* begin *

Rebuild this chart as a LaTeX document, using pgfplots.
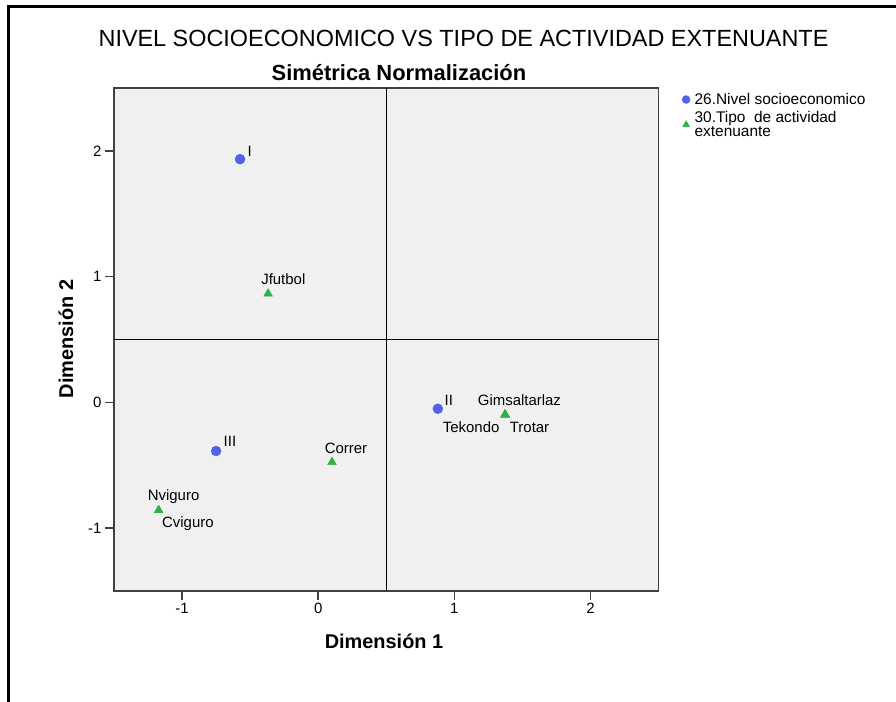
\documentclass[border=0pt]{standalone}
\usepackage{fontspec}
\setmainfont{Liberation Sans}
\usepackage{pgfplots}
\pgfplotsset{compat=1.18}
\definecolor{ptblue}{RGB}{82,98,232}
\definecolor{ptgreen}{RGB}{46,178,72}
\definecolor{bgcol}{RGB}{240,240,240}
\definecolor{axgray}{RGB}{64,64,64}
\begin{document}
\begin{tikzpicture}[x=1bp,y=1bp]
\path[use as bounding box] (0,0) rectangle (896,702);
\draw[line width=2.5bp] (8.5,0) -- (8.5,695.5) -- (896,695.5);
\node[font=\fontsize{23.5}{28}\selectfont] at (463.5,664) {NIVEL SOCIOECONOMICO VS TIPO DE ACTIVIDAD EXTENUANTE};
\node[font=\fontsize{22}{26}\selectfont\bfseries] at (399,629) {Simétrica Normalización};
\node[font=\fontsize{20}{24}\selectfont\bfseries] at (384,61) {Dimensión 1};
\node[font=\fontsize{20}{24}\selectfont\bfseries, rotate=90] at (66,363) {Dimensión 2};
\begin{axis}[
  at={(114bp,111bp)}, anchor=south west, scale only axis,
  width=544.5bp, height=503bp,
  xmin=-1.5, xmax=2.5, ymin=-1.5, ymax=2.5,
  xtick={-1,0,1,2}, ytick={-1,0,1,2},
  axis background/.style={fill=bgcol},
  axis line style={axgray, line width=1.4bp},
  every tick/.style={axgray, line width=1.4bp},
  tick align=outside, major tick length=9bp,
  xtick pos=bottom, ytick pos=left,
  ticklabel style={font=\fontsize{15}{17}\selectfont},
  /pgf/number format/assume math mode=true,
  clip=false,
  legend style={at={(axis description cs:1.043,0.994)}, anchor=north west,
    draw=none, fill=none, inner sep=0pt, row sep=1bp,
    font=\fontsize{15.5}{15}\selectfont,
    nodes={inner xsep=4.5bp},
    cells={anchor=west, align=left}},
  legend image post style={mark size=4bp},
]
\draw[black, line width=1bp] (axis cs:0.5,-1.5) -- (axis cs:0.5,2.5);
\draw[black, line width=1bp] (axis cs:-1.5,0.5) -- (axis cs:2.5,0.5);
\addplot[only marks, mark=*, mark size=5bp, color=ptblue, mark options={draw=ptblue, fill=ptblue}]
  coordinates {(-0.574,1.934) (0.879,-0.051) (-0.750,-0.387)};
\addlegendentry{26.Nivel socioeconomico}
\addplot[only marks, mark=triangle*, mark size=5bp, color=ptgreen, mark options={draw=ptgreen, fill=ptgreen}]
  coordinates {(-0.368,0.865) (0.101,-0.475) (-1.172,-0.858) (-1.172,-0.858) (1.373,-0.097) (1.373,-0.097) (1.373,-0.097)};
\addlegendentry{30.Tipo\ \ de actividad\\extenuante}
\begin{scope}[every node/.style={font=\fontsize{15}{17}\selectfont, inner sep=0pt, anchor=base west}]
\node[xshift=7.4bp, yshift=2.5bp] at (axis cs:-0.574,1.934) {I};
\node[xshift=-7bp, yshift=8.8bp] at (axis cs:-0.368,0.865) {Jfutbol};
\node[xshift=7.4bp, yshift=4.5bp] at (axis cs:-0.750,-0.387) {III};
\node[xshift=-7.3bp, yshift=8.8bp] at (axis cs:0.101,-0.475) {Correr};
\node[xshift=-11bp, yshift=9.4bp] at (axis cs:-1.172,-0.858) {Nviguro};
\node[xshift=3.3bp, yshift=-17.3bp] at (axis cs:-1.172,-0.858) {Cviguro};
\node[xshift=6.7bp, yshift=3.2bp] at (axis cs:0.879,-0.051) {II};
\node[xshift=-27.4bp, yshift=9.2bp] at (axis cs:1.373,-0.097) {Gimsaltarlaz};
\node[xshift=-62.4bp, yshift=-17.5bp] at (axis cs:1.373,-0.097) {Tekondo};
\node[xshift=4.6bp, yshift=-17.5bp] at (axis cs:1.373,-0.097) {Trotar};
\end{scope}
\end{axis}
\end{tikzpicture}
\end{document}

* end *

• WHAT THE TASK REQUIRES
The data above needs to be retyped exactly, with the images left out.

• TASK RESULT
Rebuild this chart as a LaTeX document, using pgfplots.
\documentclass[border=0pt]{standalone}
\usepackage{fontspec}
\setmainfont{Liberation Sans}
\usepackage{pgfplots}
\pgfplotsset{compat=1.18}
\definecolor{ptblue}{RGB}{82,98,232}
\definecolor{ptgreen}{RGB}{46,178,72}
\definecolor{bgcol}{RGB}{240,240,240}
\definecolor{axgray}{RGB}{64,64,64}
\begin{document}
\begin{tikzpicture}[x=1bp,y=1bp]
\path[use as bounding box] (0,0) rectangle (896,702);
\draw[line width=2.5bp] (8.5,0) -- (8.5,695.5) -- (896,695.5);
\node[font=\fontsize{23.5}{28}\selectfont] at (463.5,664) {NIVEL SOCIOECONOMICO VS TIPO DE ACTIVIDAD EXTENUANTE};
\node[font=\fontsize{22}{26}\selectfont\bfseries] at (399,629) {Simétrica Normalización};
\node[font=\fontsize{20}{24}\selectfont\bfseries] at (384,61) {Dimensión 1};
\node[font=\fontsize{20}{24}\selectfont\bfseries, rotate=90] at (66,363) {Dimensión 2};
\begin{axis}[
  at={(114bp,111bp)}, anchor=south west, scale only axis,
  width=544.5bp, height=503bp,
  xmin=-1.5, xmax=2.5, ymin=-1.5, ymax=2.5,
  xtick={-1,0,1,2}, ytick={-1,0,1,2},
  axis background/.style={fill=bgcol},
  axis line style={axgray, line width=1.4bp},
  every tick/.style={axgray, line width=1.4bp},
  tick align=outside, major tick length=9bp,
  xtick pos=bottom, ytick pos=left,
  ticklabel style={font=\fontsize{15}{17}\selectfont},
  /pgf/number format/assume math mode=true,
  clip=false,
  legend style={at={(axis description cs:1.043,0.994)}, anchor=north west,
    draw=none, fill=none, inner sep=0pt, row sep=1bp,
    font=\fontsize{15.5}{15}\selectfont,
    nodes={inner xsep=4.5bp},
    cells={anchor=west, align=left}},
  legend image post style={mark size=4bp},
]
\draw[black, line width=1bp] (axis cs:0.5,-1.5) -- (axis cs:0.5,2.5);
\draw[black, line width=1bp] (axis cs:-1.5,0.5) -- (axis cs:2.5,0.5);
\addplot[only marks, mark=*, mark size=5bp, color=ptblue, mark options={draw=ptblue, fill=ptblue}]
  coordinates {(-0.574,1.934) (0.879,-0.051) (-0.750,-0.387)};
\addlegendentry{26.Nivel socioeconomico}
\addplot[only marks, mark=triangle*, mark size=5bp, color=ptgreen, mark options={draw=ptgreen, fill=ptgreen}]
  coordinates {(-0.368,0.865) (0.101,-0.475) (-1.172,-0.858) (-1.172,-0.858) (1.373,-0.097) (1.373,-0.097) (1.373,-0.097)};
\addlegendentry{30.Tipo\ \ de actividad\\extenuante}
\begin{scope}[every node/.style={font=\fontsize{15}{17}\selectfont, inner sep=0pt, anchor=base west}]
\node[xshift=7.4bp, yshift=2.5bp] at (axis cs:-0.574,1.934) {I};
\node[xshift=-7bp, yshift=8.8bp] at (axis cs:-0.368,0.865) {Jfutbol};
\node[xshift=7.4bp, yshift=4.5bp] at (axis cs:-0.750,-0.387) {III};
\node[xshift=-7.3bp, yshift=8.8bp] at (axis cs:0.101,-0.475) {Correr};
\node[xshift=-11bp, yshift=9.4bp] at (axis cs:-1.172,-0.858) {Nviguro};
\node[xshift=3.3bp, yshift=-17.3bp] at (axis cs:-1.172,-0.858) {Cviguro};
\node[xshift=6.7bp, yshift=3.2bp] at (axis cs:0.879,-0.051) {II};
\node[xshift=-27.4bp, yshift=9.2bp] at (axis cs:1.373,-0.097) {Gimsaltarlaz};
\node[xshift=-62.4bp, yshift=-17.5bp] at (axis cs:1.373,-0.097) {Tekondo};
\node[xshift=4.6bp, yshift=-17.5bp] at (axis cs:1.373,-0.097) {Trotar};
\end{scope}
\end{axis}
\end{tikzpicture}
\end{document}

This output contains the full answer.